* [Information shown]:

§

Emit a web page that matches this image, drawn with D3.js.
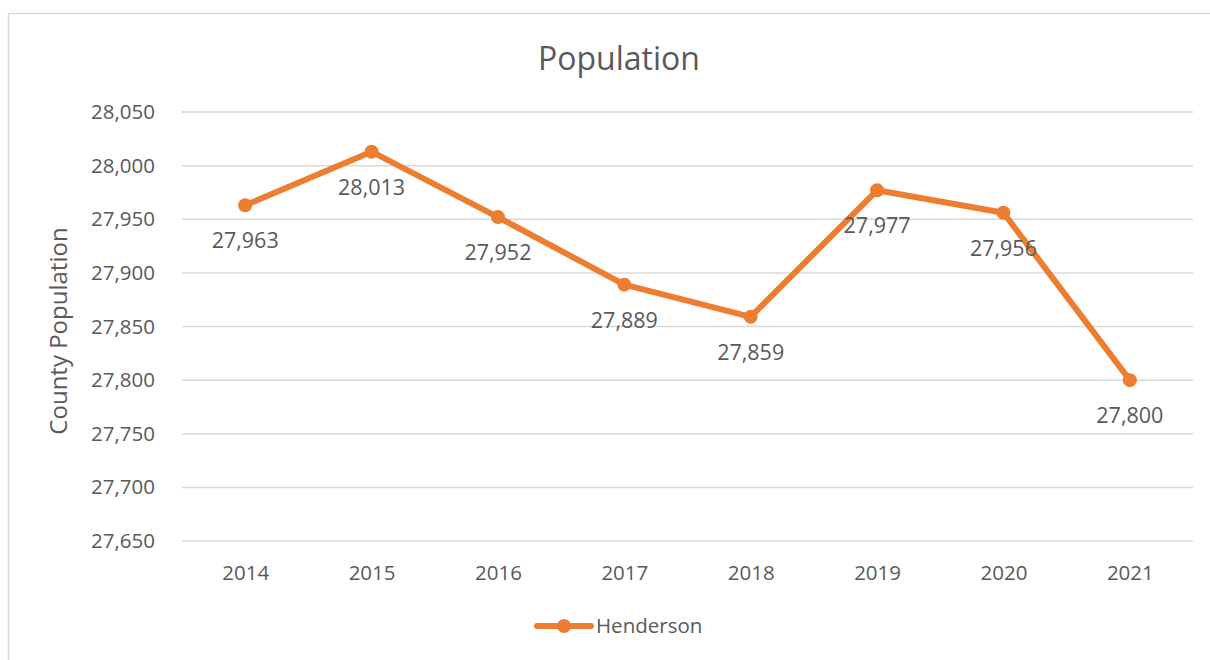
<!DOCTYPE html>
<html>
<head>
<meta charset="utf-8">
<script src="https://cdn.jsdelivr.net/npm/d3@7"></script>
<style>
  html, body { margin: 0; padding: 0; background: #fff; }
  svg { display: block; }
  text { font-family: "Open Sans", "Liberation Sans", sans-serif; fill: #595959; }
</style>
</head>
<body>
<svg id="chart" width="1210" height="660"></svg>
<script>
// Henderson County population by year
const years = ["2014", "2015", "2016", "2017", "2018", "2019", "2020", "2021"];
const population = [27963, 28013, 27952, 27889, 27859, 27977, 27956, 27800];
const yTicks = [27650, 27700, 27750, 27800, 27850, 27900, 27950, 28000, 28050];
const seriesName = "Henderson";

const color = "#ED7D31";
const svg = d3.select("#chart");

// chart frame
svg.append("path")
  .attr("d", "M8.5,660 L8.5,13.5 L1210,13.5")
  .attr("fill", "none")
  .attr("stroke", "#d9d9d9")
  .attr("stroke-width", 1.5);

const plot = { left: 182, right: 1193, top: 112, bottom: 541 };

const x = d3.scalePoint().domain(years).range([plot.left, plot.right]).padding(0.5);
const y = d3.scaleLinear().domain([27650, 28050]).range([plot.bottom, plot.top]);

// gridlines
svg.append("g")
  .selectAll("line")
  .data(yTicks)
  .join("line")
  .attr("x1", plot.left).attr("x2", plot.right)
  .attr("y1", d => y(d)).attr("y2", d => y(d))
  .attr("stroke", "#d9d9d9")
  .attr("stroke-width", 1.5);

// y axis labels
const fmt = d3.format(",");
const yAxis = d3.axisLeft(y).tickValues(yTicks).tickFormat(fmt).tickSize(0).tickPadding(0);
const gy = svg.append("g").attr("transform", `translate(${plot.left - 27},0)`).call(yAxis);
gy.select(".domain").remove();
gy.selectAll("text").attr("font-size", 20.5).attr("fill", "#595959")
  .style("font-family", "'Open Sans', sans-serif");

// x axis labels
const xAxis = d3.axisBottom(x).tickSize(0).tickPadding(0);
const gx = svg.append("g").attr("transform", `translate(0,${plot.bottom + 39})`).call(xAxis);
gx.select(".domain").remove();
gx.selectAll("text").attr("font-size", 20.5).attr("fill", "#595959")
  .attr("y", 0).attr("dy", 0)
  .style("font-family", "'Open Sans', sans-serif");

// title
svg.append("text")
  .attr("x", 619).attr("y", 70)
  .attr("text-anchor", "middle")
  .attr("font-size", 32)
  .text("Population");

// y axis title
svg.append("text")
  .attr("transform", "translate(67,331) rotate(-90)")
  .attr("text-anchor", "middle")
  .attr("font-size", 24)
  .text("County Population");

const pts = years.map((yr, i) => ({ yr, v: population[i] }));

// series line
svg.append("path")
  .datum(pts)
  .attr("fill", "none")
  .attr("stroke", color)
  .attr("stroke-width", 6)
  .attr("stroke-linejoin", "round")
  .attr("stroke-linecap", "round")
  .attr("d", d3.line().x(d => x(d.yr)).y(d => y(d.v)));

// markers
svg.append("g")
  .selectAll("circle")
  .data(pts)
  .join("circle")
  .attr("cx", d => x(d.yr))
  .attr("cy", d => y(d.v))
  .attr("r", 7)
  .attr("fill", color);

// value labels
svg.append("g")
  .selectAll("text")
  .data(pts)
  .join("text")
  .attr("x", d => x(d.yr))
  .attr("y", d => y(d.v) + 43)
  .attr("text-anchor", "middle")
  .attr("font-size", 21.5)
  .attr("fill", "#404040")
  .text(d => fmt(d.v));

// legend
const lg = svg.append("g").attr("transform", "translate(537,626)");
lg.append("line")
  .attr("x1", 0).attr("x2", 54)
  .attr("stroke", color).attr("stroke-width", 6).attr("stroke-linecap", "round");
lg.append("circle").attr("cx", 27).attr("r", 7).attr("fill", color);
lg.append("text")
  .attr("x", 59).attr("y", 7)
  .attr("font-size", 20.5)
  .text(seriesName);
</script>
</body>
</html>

§

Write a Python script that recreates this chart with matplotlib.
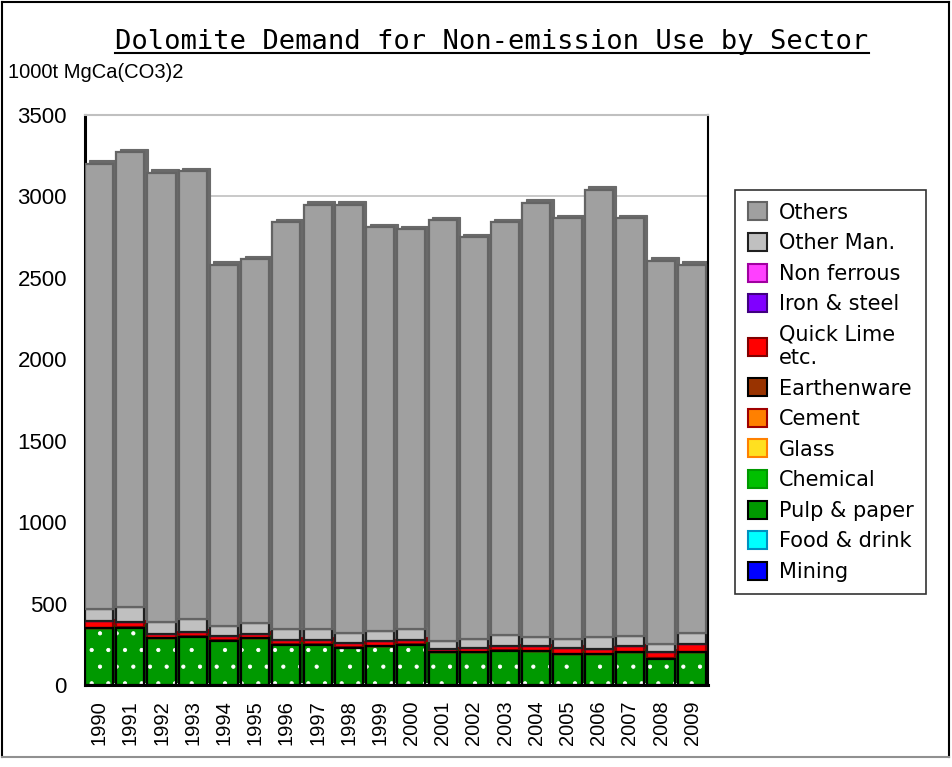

§

* [Task instructions]:
Copy all lines from the data that hold the word "chart".

* [Final result]:
<svg id="chart" width="1210" height="660"></svg>
const svg = d3.select("#chart");
// chart frame
Write a Python script that recreates this chart with matplotlib.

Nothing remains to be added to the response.